DATA PROVIDED:
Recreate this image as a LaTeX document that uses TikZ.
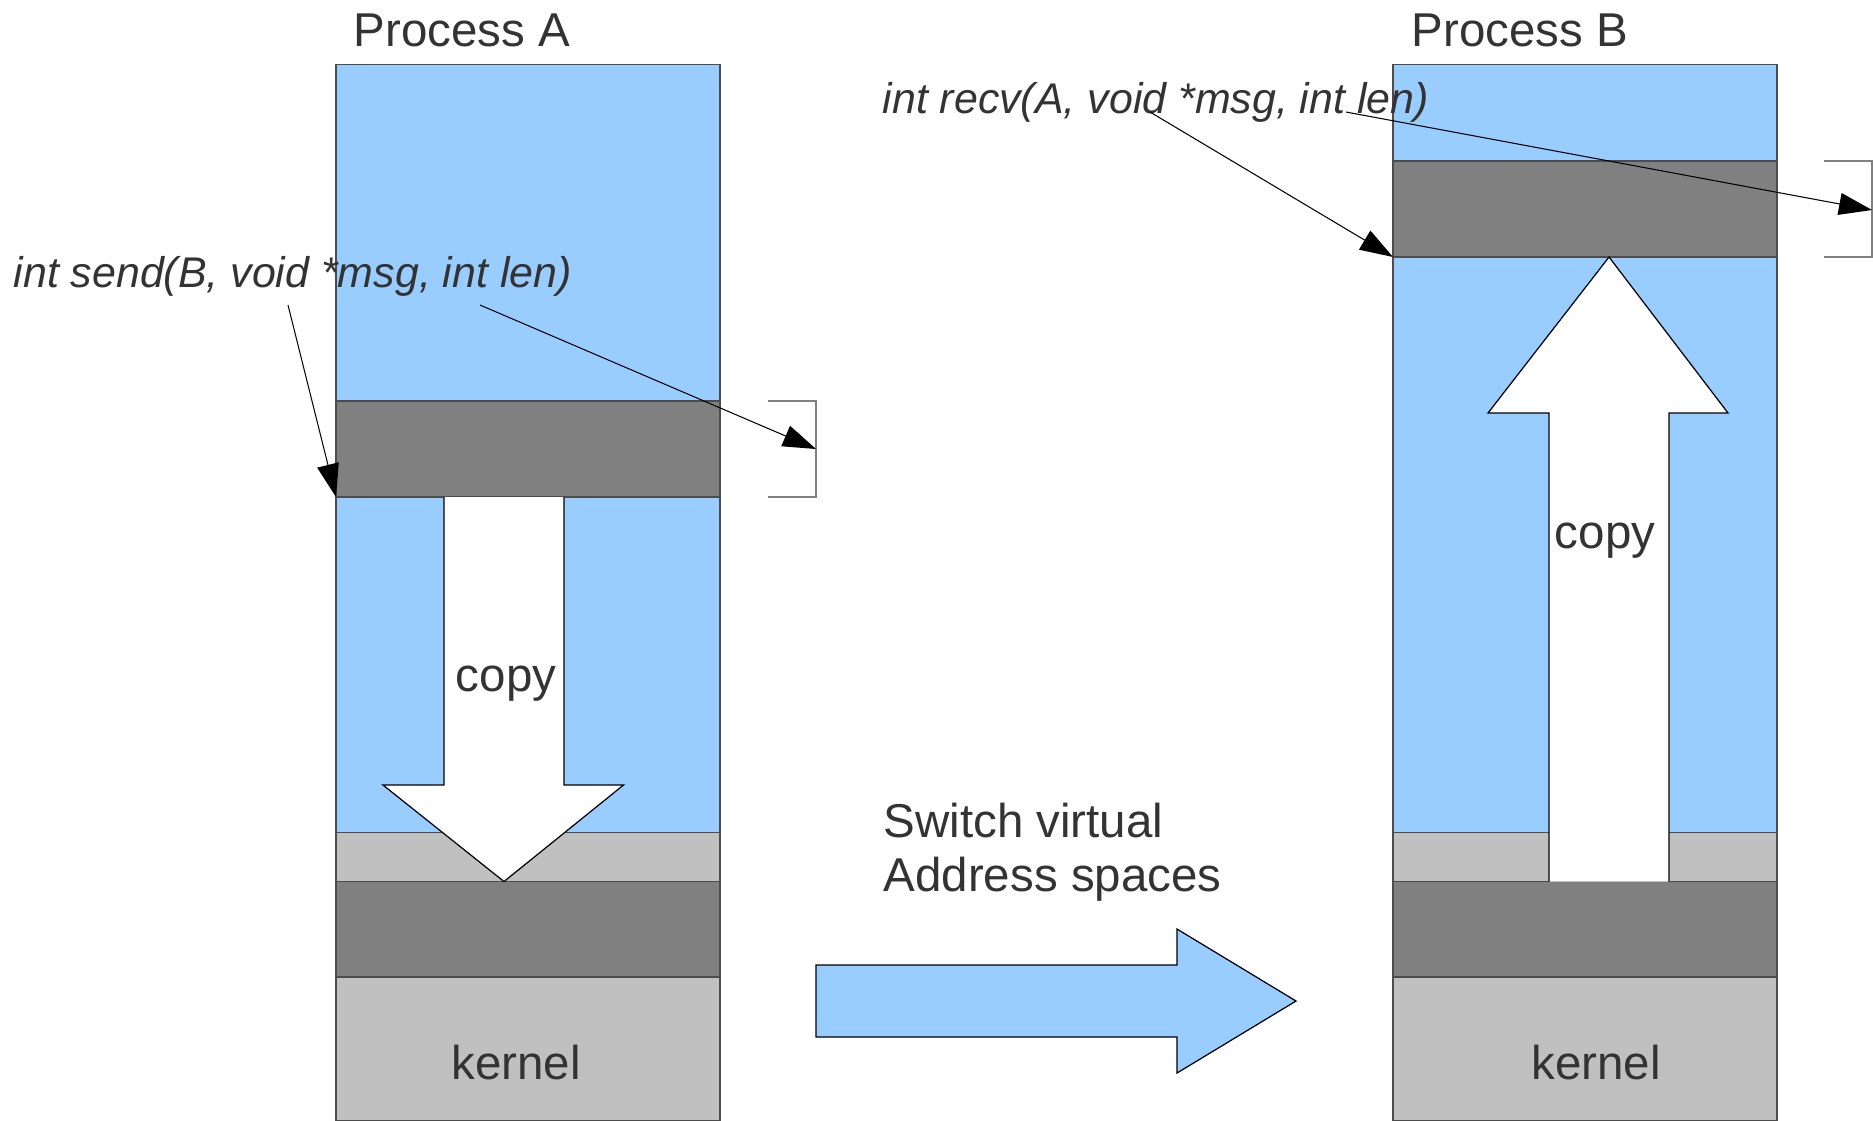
\documentclass[tikz,border=0pt]{standalone}
\usepackage{fontspec}
\setmainfont{Liberation Sans}
\usetikzlibrary{arrows.meta}
\definecolor{userblue}{HTML}{99CCFF}
\definecolor{bufgray}{HTML}{808080}
\definecolor{kerngray}{HTML}{C0C0C0}
\definecolor{labelgray}{HTML}{333333}
\tikzset{
  layer/.style={draw=black!70,line width=0.35pt},
  fatarrow/.style={draw=black,line width=0.35pt},
  pointer/.style={black,line width=0.3pt,-{Triangle[length=0.33cm,width=0.22cm]}},
  bracket/.style={black!50,line width=0.5pt},
  caption/.style={text=labelgray,inner sep=0pt,font=\fontsize{13.5}{15.3}\selectfont},
  callsig/.style={text=labelgray,inner sep=0pt,font=\fontsize{12.2}{14}\selectfont\itshape},
}
\begin{document}
\begin{tikzpicture}[x=0.01cm,y=-0.01cm]
  \useasboundingbox (0,0) rectangle (1873,1120);
  % shared kernel part of both address spaces
  \foreach \left in {336,1393} {
    \draw [layer,fill=kerngray] (\left,832.6) rectangle (\left+384,881.5);
    \draw [layer,fill=bufgray] (\left,881.5) rectangle (\left+384,977);
    \draw [layer,fill=kerngray] (\left,977) rectangle (\left+384,1121);
  }
  % process A: user part with message buffer low down
  \draw [layer,fill=userblue] (336,64.5) rectangle (720,401);
  \draw [layer,fill=bufgray] (336,401) rectangle (720,497);
  \draw [layer,fill=userblue] (336,497) rectangle (720,832.6);
  % process B: buffer near the top
  \draw [layer,fill=userblue] (1393,64.5) rectangle (1777,161);
  \draw [layer,fill=bufgray] (1393,161) rectangle (1777,257);
  \draw [layer,fill=userblue] (1393,257) rectangle (1777,832.6);
  \coordinate (bufA) at (336,497);
  \coordinate (bufB) at (1393,257);
  % copy arrows
  \draw [fatarrow,fill=white] (444,497) -- (444,785) -- (383,785) -- (504,881.5)
    -- (623.5,785) -- (564,785) -- (564,497);
  \draw [fatarrow,fill=white] (1549,881.5) -- (1549,413) -- (1488,413) -- (1609,257)
    -- (1728,413) -- (1669,413) -- (1669,881.5);
  % brackets marking len
  \draw [bracket] (768,401) -- (816,401) -- (816,497) -- (768,497);
  \draw [bracket] (1824,161) -- (1872,161) -- (1872,257) -- (1824,257);
  \coordinate (lenA) at (816,449);
  \coordinate (lenB) at (1872,210);
  % address space switch
  \draw [fatarrow,fill=userblue] (816,965) -- (1177,965) -- (1177,929) -- (1296,1001)
    -- (1177,1073) -- (1177,1037) -- (816,1037) -- cycle;
  % labels
  \node [caption] (procA) at (462,30) {Process A};
  \node [caption] (procB) at (1520,30) {Process B};
  \node [caption] (copyA) at (506,684) {copy};
  \node [caption] (copyB) at (1605,541) {copy};
  \node [caption] (kernA) at (516,1063) {kernel};
  \node [caption] (kernB) at (1596,1063) {kernel};
  \node [caption,anchor=west,align=left] (switch) at (883,852) {Switch virtual\\Address spaces};
  \node [callsig,anchor=west] (send) at (13,276) {int send(B, void *msg, int len)};
  \node [callsig,anchor=west] (recv) at (882,102) {int recv(A, void *msg, int len)};
  \coordinate (sendMsg) at (288,305);
  \coordinate (sendLen) at (480,305);
  \coordinate (recvMsg) at (1150,112);
  \coordinate (recvLen) at (1346,112);
  \draw [pointer] (sendMsg) -- (bufA);
  \draw [pointer] (sendLen) -- (lenA);
  \draw [pointer] (recvMsg) -- (bufB);
  \draw [pointer] (recvLen) -- (lenB);
\end{tikzpicture}
\end{document}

TO DO:
Using the material above, set down every line exactly, but skip the pictures.

TASK OUTPUT:
Recreate this image as a LaTeX document that uses TikZ.
\documentclass[tikz,border=0pt]{standalone}
\usepackage{fontspec}
\setmainfont{Liberation Sans}
\usetikzlibrary{arrows.meta}
\definecolor{userblue}{HTML}{99CCFF}
\definecolor{bufgray}{HTML}{808080}
\definecolor{kerngray}{HTML}{C0C0C0}
\definecolor{labelgray}{HTML}{333333}
\tikzset{
  layer/.style={draw=black!70,line width=0.35pt},
  fatarrow/.style={draw=black,line width=0.35pt},
  pointer/.style={black,line width=0.3pt,-{Triangle[length=0.33cm,width=0.22cm]}},
  bracket/.style={black!50,line width=0.5pt},
  caption/.style={text=labelgray,inner sep=0pt,font=\fontsize{13.5}{15.3}\selectfont},
  callsig/.style={text=labelgray,inner sep=0pt,font=\fontsize{12.2}{14}\selectfont\itshape},
}
\begin{document}
\begin{tikzpicture}[x=0.01cm,y=-0.01cm]
  \useasboundingbox (0,0) rectangle (1873,1120);
  % shared kernel part of both address spaces
  \foreach \left in {336,1393} {
    \draw [layer,fill=kerngray] (\left,832.6) rectangle (\left+384,881.5);
    \draw [layer,fill=bufgray] (\left,881.5) rectangle (\left+384,977);
    \draw [layer,fill=kerngray] (\left,977) rectangle (\left+384,1121);
  }
  % process A: user part with message buffer low down
  \draw [layer,fill=userblue] (336,64.5) rectangle (720,401);
  \draw [layer,fill=bufgray] (336,401) rectangle (720,497);
  \draw [layer,fill=userblue] (336,497) rectangle (720,832.6);
  % process B: buffer near the top
  \draw [layer,fill=userblue] (1393,64.5) rectangle (1777,161);
  \draw [layer,fill=bufgray] (1393,161) rectangle (1777,257);
  \draw [layer,fill=userblue] (1393,257) rectangle (1777,832.6);
  \coordinate (bufA) at (336,497);
  \coordinate (bufB) at (1393,257);
  % copy arrows
  \draw [fatarrow,fill=white] (444,497) -- (444,785) -- (383,785) -- (504,881.5)
    -- (623.5,785) -- (564,785) -- (564,497);
  \draw [fatarrow,fill=white] (1549,881.5) -- (1549,413) -- (1488,413) -- (1609,257)
    -- (1728,413) -- (1669,413) -- (1669,881.5);
  % brackets marking len
  \draw [bracket] (768,401) -- (816,401) -- (816,497) -- (768,497);
  \draw [bracket] (1824,161) -- (1872,161) -- (1872,257) -- (1824,257);
  \coordinate (lenA) at (816,449);
  \coordinate (lenB) at (1872,210);
  % address space switch
  \draw [fatarrow,fill=userblue] (816,965) -- (1177,965) -- (1177,929) -- (1296,1001)
    -- (1177,1073) -- (1177,1037) -- (816,1037) -- cycle;
  % labels
  \node [caption] (procA) at (462,30) {Process A};
  \node [caption] (procB) at (1520,30) {Process B};
  \node [caption] (copyA) at (506,684) {copy};
  \node [caption] (copyB) at (1605,541) {copy};
  \node [caption] (kernA) at (516,1063) {kernel};
  \node [caption] (kernB) at (1596,1063) {kernel};
  \node [caption,anchor=west,align=left] (switch) at (883,852) {Switch virtual\\Address spaces};
  \node [callsig,anchor=west] (send) at (13,276) {int send(B, void *msg, int len)};
  \node [callsig,anchor=west] (recv) at (882,102) {int recv(A, void *msg, int len)};
  \coordinate (sendMsg) at (288,305);
  \coordinate (sendLen) at (480,305);
  \coordinate (recvMsg) at (1150,112);
  \coordinate (recvLen) at (1346,112);
  \draw [pointer] (sendMsg) -- (bufA);
  \draw [pointer] (sendLen) -- (lenA);
  \draw [pointer] (recvMsg) -- (bufB);
  \draw [pointer] (recvLen) -- (lenB);
\end{tikzpicture}
\end{document}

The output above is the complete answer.